Ampere and Maxwell are similar enough for this sort of technique to work. Driver emulation is simple and fast.
It's the shaders that are tricky, for the reasons I talked about before. Shaders are complicated, they're basically whole programs. Ampere might add an instruction that does what took 5 instructions before, while deleting 4 of those old useless instructions, which might take 2 new instructions to fake. Doing that translation is complex and slow.
You can't really partially emulate anything the way you mean, but you can essentially "pass through" the parts the are identical. Your emulator always has to sit in the middle of the whole thing, and you pay a performance cost for that. But when two systems are very very similar, your emulator only has to work hard at the differences.
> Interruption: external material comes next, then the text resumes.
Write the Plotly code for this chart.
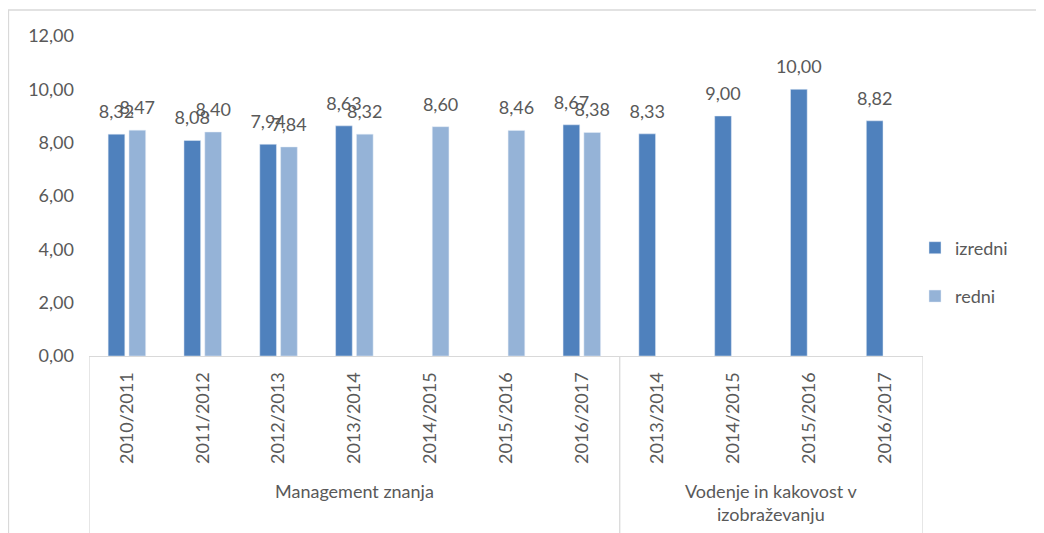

But again, Shader recompilation isn't emulation in that way. That is why it is tricky
SM3DAS could do all these recompilation steps in advance, on a developer's powerful workstation. Drake has to do it in real time, using nothing but a fancy tablet.
SM3DAS's team had access to the raw source code of the original games, and could patch it if they wanted. Drake has to work with on every Switch game without every seeing the source code, and without ever changing it.
SM3DAS only had to work with 3 games, and doesn't have to emulate any features those games didn't use. Drake has to emulate every bit of the Switch hardware that any game uses.
SM3DAS's emulation only needed to reach the speed of the Wii, to run a 16 year old game. SM3DAS's emulation needs to reach the power of the Switch, to run games that haven't released yet.